Spammers are often interested in simply verifying that a given e-mail address exists, is legitimate, and has a human being on the other end, reading messages that are sent to it.  Lists of e-mail addresses are traded as commodities on the dark web, and the value of an address that has been proven to be recently active is far greater than one that is old, stale, or no longer in use.  For this very reason, it is usually a bad idea to reply to, click links in, or sometimes even to open SPAM e-mails.  Interacting with them in any manner confirms to the sender that you are currently actively using that address, and the likelihood of it being re-sold to other spammers increases exponentially.

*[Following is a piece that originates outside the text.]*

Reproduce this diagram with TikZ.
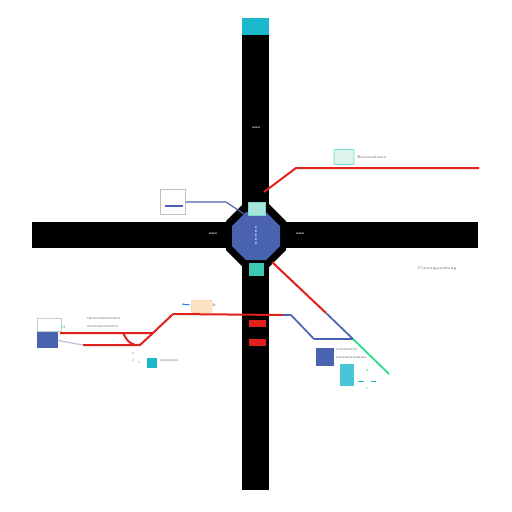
\documentclass[tikz,border=0pt]{standalone}
\usetikzlibrary{arrows.meta}
\definecolor{mblue}{HTML}{4A63B0}
\definecolor{mred}{HTML}{E0201B}
\definecolor{mcyan}{HTML}{1BB8CC}
\definecolor{mteal}{HTML}{3CC8B4}
\definecolor{mmint}{HTML}{DDF5EC}
\definecolor{mgreen}{HTML}{2DDB8C}
\definecolor{mpeach}{HTML}{FDE3C4}
\definecolor{tgray}{HTML}{555555}
\tikzset{
  road/.style={fill=black},
  rline/.style={draw=mred, line width=2pt},
  bline/.style={draw=mblue, line width=1.7pt},
  tiny/.style={font=\fontsize{4}{4.5}\selectfont, text=tgray, inner sep=0pt, anchor=west},
  wtiny/.style={font=\fontsize{3.8}{4}\selectfont\bfseries, text=white, inner sep=0pt},
}
\begin{document}
\begin{tikzpicture}[x=1pt,y=-1pt]
\useasboundingbox (0,0) rectangle (512,512);
\fill[white] (0,0) rectangle (512,512);
% roads
\fill[road] (242,35) rectangle (269,490);
\fill[mcyan] (242,18) rectangle (269,35);
\fill[road] (32,222) rectangle (478,248);
% black octagon
\fill[road] (244,203) -- (268,203) -- (286,221) -- (286,250) -- (268,268) -- (244,268) -- (226,250) -- (226,221) -- cycle;
% blue octagon
\fill[mblue] (246,212) -- (266,212) -- (280,226) -- (280,246) -- (266,260) -- (246,260) -- (232,246) -- (232,226) -- cycle;
\node[wtiny, rotate=-90] (oct) at (256,236) {s:s:s:s:s};
\node[wtiny] (t1) at (256,128) {ǝǝǝ};
\node[wtiny] (t2) at (213,234) {ǝǝǝ};
\node[wtiny] (t3) at (300,234) {ǝǝǝ};
% teal rects
\fill[mteal!45, draw=mteal!70] (248,202) rectangle (265,215);
\fill[mteal] (249,263) rectangle (264,276);
% red signal rects
\fill[mred] (249,320) rectangle (266,327);
\fill[mred] (249,339) rectangle (266,346);
% upper right red line
\coordinate (r1a) at (264,192);
\coordinate (r1b) at (296,168);
\coordinate (r1c) at (479,168);
\draw[rline] (r1a) -- (r1b) -- (r1c);
\node[draw=mteal!70, line width=0.8pt, fill=mmint, rounded corners=1pt, minimum width=20pt, minimum height=15pt, inner sep=0pt] (mint) at (344,157) {};
\node[tiny] (mintt) at (357,157) {Bossassiseso};
% upper left box with blue link
\node[draw=gray!50, fill=white, minimum width=25pt, minimum height=25pt, inner sep=0pt] (wbox) at (173,202) {};
\draw[bline] (165,206) -- (183,206);
\coordinate (b1a) at (226,202);
\coordinate (b1b) at (244,214);
\draw[draw=mblue, line width=1.2pt] (wbox.east) -- (b1a) -- (b1b);
% right text
\node[tiny] (rt) at (418,268) {Cuuuuguusdoug};
% diagonal line right
\coordinate (d1) at (272,262);
\coordinate (d2) at (326,313);
\coordinate (d3) at (353,339);
\coordinate (d4) at (389,374);
\draw[rline] (d1) -- (d2);
\draw[bline] (d2) -- (d3);
\draw[draw=mgreen, line width=1.8pt] (d3) -- (d4);
% horizontal red/blue route
\coordinate (h1) at (173,314);
\coordinate (h2) at (283,315);
\coordinate (h3) at (291,315);
\coordinate (h4) at (314,339);
\draw[rline] (h1) -- (h2);
\draw[bline] (h2) -- (h3) -- (h4) -- (d3);
% left red lines
\coordinate (l1) at (60,333);
\coordinate (l2) at (153,333);
\coordinate (l3) at (83,345);
\coordinate (l4) at (140,345);
\draw[rline] (l1) -- (l2) -- (h1);
\draw[rline] (l3) -- (l4) -- (l2);
\draw[rline] (123,333) .. controls (128,343) and (133,346) .. (l4);
% left boxes
\node[draw=gray!40, fill=white, minimum width=24pt, minimum height=13pt, inner sep=0pt] (lw) at (49,324.5) {};
\node[fill=mblue, minimum width=21pt, minimum height=16pt, inner sep=0pt] (lb) at (47.5,339.5) {};
\draw[draw=mblue!40, line width=1.2pt] (lb.east) ++(0,1) -- (l3);
\node[tiny, text=mcyan] (ls) at (61,327) {f2};
\node[tiny] (lt1) at (87,319) {ueeeeueeeeeee};
\node[tiny] (lt2) at (87,327) {seeseeseeesee};
% peach box
\node[draw=orange!30, fill=mpeach, minimum width=20pt, minimum height=12pt, inner sep=0pt] (peach) at (201,306) {};
\draw[draw=mcyan!60!blue, line width=0.8pt, -{Stealth[length=2pt]}] (190,305) -- (182,304);
\node[tiny] (pi) at (212,305) {\&};
% teal square
\node[fill=mcyan, minimum width=10pt, minimum height=10pt, inner sep=0pt] (tsq) at (152,363) {};
\node[tiny] (tsqt) at (160,361) {essesess};
\fill[mcyan!60] (133,353) circle (0.8);
\fill[mcyan!60] (133,360) circle (0.8);
\fill[mcyan!60] (139,362) circle (0.8);
% blue box lower right
\node[fill=mblue, minimum width=18pt, minimum height=18pt, inner sep=0pt] (rb) at (325,357) {};
\node[tiny] (rbt1) at (336,350) {eseseeses};
\node[tiny] (rbt2) at (336,358) {aaaaaaaaaaa};
\node[fill=mcyan!80, minimum width=14pt, minimum height=22pt, inner sep=0pt] (cy) at (347,375) {};
\draw[mcyan, line width=1pt] (358,381) -- (364,381);
\draw[mcyan, line width=1pt] (371,381) -- (376,381);
\fill[mgreen] (367,370) circle (0.8);
\fill[mcyan] (367,388) circle (0.7);
\end{tikzpicture}
\end{document}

The rules for handling SPAM are simple.  In addition to what I mentioned earlier about not replying to or clicking links in SPAM, other best practices include letting it go into your SPAM folder, and simply deleting it as the garbage that it truly is.  Also, don’t bother to try and block the addresses that send you SPAM.  The chances are that it’s a throw-away address that the spammer acquired for the sole purpose of sending out one batch of SPAM, of which this e-mail is a part.  He will likely never use it again, so blocking senders only serves to build up a large list of e-mail addresses that your e-mail reader must search through each time it processes a message.